- Zakłada się, że kierowca pojazdu to osoba, która ma prawo jazdy i zna przepisy ruchu drogowego. Ponadto zachowuje się świadomie i odpowiedzialnie na drodze. Tego nie można jednak powiedzieć o siedmioosobowej grupie osób w wieku 21 do 35 lat, która spotykała się towarzysko w Kruszwicy na parkingu przed Mysią Wieżą. Powód? Poszarżować samochodem po zaśnieżonej drodze i przeżyć może „coś" ciekawego - relacjonuje Izabella Drobniecka z inowrocławskiej policji.

Kruszwiccy policjanci od pewnego czasu otrzymywali zgłoszenia od mieszkańców o groźnym zachowaniu kierowców. Wspólnie z operatorem miejskiego monitoringu podjęli działania i potwierdzili że "oko" kamery zarejestrowało kilka takich sytuacji w grudniu ubiegłego roku i styczniu 2022. Nagranie trafiło do komisariatu policji w Kruszwicy, gdzie poddane zostało analizie oraz działaniom zmierzającym do ustalenia sprawców.

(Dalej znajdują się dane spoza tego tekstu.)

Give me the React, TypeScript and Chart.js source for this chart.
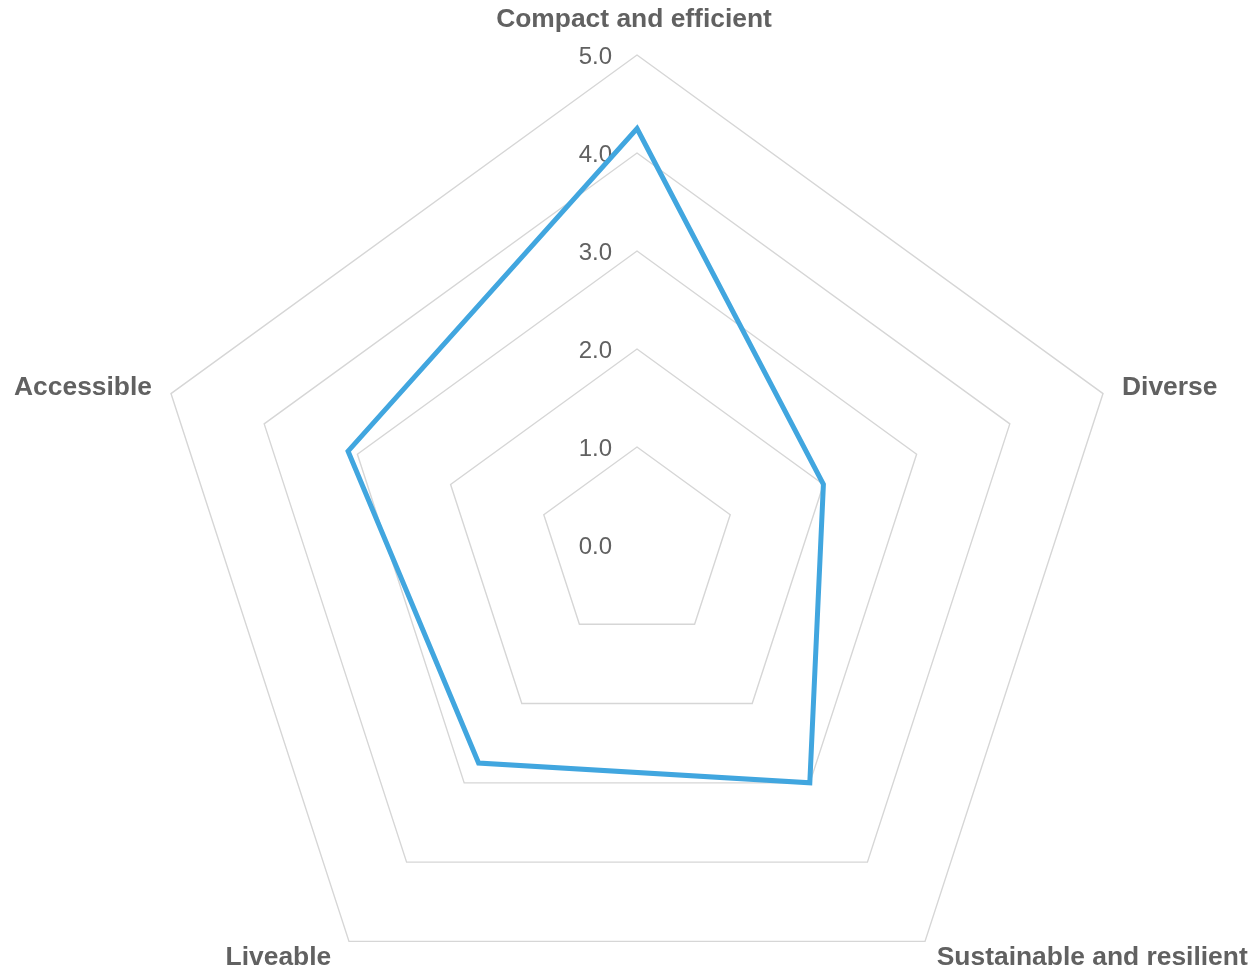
import React, { useEffect, useRef } from "react";
import { Chart, registerables } from "chart.js";

Chart.register(...registerables);

// ---- data ----
const categories = [
  "Compact and efficient",
  "Diverse",
  "Sustainable and resilient",
  "Liveable",
  "Accessible",
];
const scores = [4.25, 2.0, 3.0, 2.75, 3.1];
const tickValues = [0, 1, 2, 3, 4, 5];
const tickLabels = ["0.0", "1.0", "2.0", "3.0", "4.0", "5.0"];

// ---- styling / layout ----
const FONT = '"Liberation Sans", Arial, sans-serif';
const LINE_COLOR = "#41A6DF";
const GRID_COLOR = "#d6d6d6";
const TEXT_COLOR = "#616161";
const CENTER_X = 629;
const CENTER_Y = 537;
const RADIUS = 490;

const labelPlugin = {
  id: "customRadarLabels",
  beforeDatasetsDraw(chart: any) {
    const scale = chart.scales.r;
    const ctx = chart.ctx;
    ctx.save();
    ctx.font = `24px ${FONT}`;
    ctx.fillStyle = TEXT_COLOR;
    ctx.textAlign = "right";
    ctx.textBaseline = "middle";
    tickValues.forEach((v, i) => {
      const d = scale.getDistanceFromCenterForValue(v);
      ctx.fillText(tickLabels[i], scale.xCenter - 25, scale.yCenter - d + 2);
    });
    ctx.restore();
  },
  afterDatasetsDraw(chart: any) {
    const scale = chart.scales.r;
    const ctx = chart.ctx;
    ctx.save();
    ctx.font = `bold 26.4px ${FONT}`;
    ctx.fillStyle = TEXT_COLOR;
    categories.forEach((label, i) => {
      const angle = (scale.getIndexAngle(i) * 180) / Math.PI;
      const pos = scale.getPointPosition(i, scale.drawingArea + 20);
      if (angle < 1 || angle > 359) {
        ctx.textAlign = "center";
        ctx.textBaseline = "bottom";
        ctx.fillText(label, pos.x - 3, pos.y - 2);
      } else if (angle < 180) {
        ctx.textAlign = "left";
        ctx.textBaseline = "middle";
        ctx.fillText(label, pos.x, pos.y + (angle > 90 ? 0 : 0));
      } else {
        ctx.textAlign = "right";
        ctx.textBaseline = "middle";
        ctx.fillText(label, pos.x - (angle < 270 ? 6 : 0), pos.y + (angle < 270 ? 0 : 0));
      }
    });
    ctx.restore();
  },
};

export default function App() {
  const canvasRef = useRef<HTMLCanvasElement | null>(null);

  useEffect(() => {
    if (!canvasRef.current) return;
    const chart = new Chart(canvasRef.current, {
      type: "radar",
      data: {
        labels: categories,
        datasets: [
          {
            label: "Score",
            data: scores,
            borderColor: LINE_COLOR,
            backgroundColor: "transparent",
            borderWidth: 5,
            pointRadius: 0,
            pointHoverRadius: 0,
            fill: false,
            tension: 0,
            clip: false as any,
          },
        ],
      },
      options: {
        animation: false,
        responsive: true,
        maintainAspectRatio: false,
        layout: { padding: 0 },
        plugins: {
          legend: { display: false },
          tooltip: { enabled: false },
        },
        scales: {
          r: {
            min: 0,
            max: 5,
            ticks: { display: false, stepSize: 1 },
            angleLines: { display: false },
            grid: { color: GRID_COLOR, lineWidth: 1.4 },
            pointLabels: { display: false },
            afterFit: (scale: any) => {
              scale.xCenter = CENTER_X;
              scale.yCenter = CENTER_Y;
              scale.drawingArea = RADIUS;
            },
          } as any,
        },
      },
      plugins: [labelPlugin],
    });
    return () => chart.destroy();
  }, []);

  return (
    <div style={{ position: "relative", width: "1244px", height: "957px" }}>
      <canvas ref={canvasRef} />
    </div>
  );
}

- Funkcjonariusze, nie tylko odczytali numery rejestracyjne pojazdów, ale też szybko ustalili i namierzyli wykonawców tych groźnych manewrów. Spośród siedmiu ustalonych osób cztery zostały już rozliczone za wykroczenie polegające na stworzeniu poważnego zagrożenia w ruchu drogowym. Zatem posypały się mandaty po 500 zł, ale to nie koniec. Od tego roku taryfikator mandatów uległ zmianie i niektórzy za wykroczenia, do których doszło w tym miesiącu, odpowiedzą właśnie według niego. To oznacza, że mandat będzie bardziej dotkliwy, bo wzrasta do 1 000 zł - dodaje Izabella Drobniecka.

Policjanci prowadzą dalsze czynności, ponieważ już teraz wiedzą, że podobnych wykroczeń było więcej. Osoby, które je popełniły, zostaną pociągnięte do odpowiedzialność.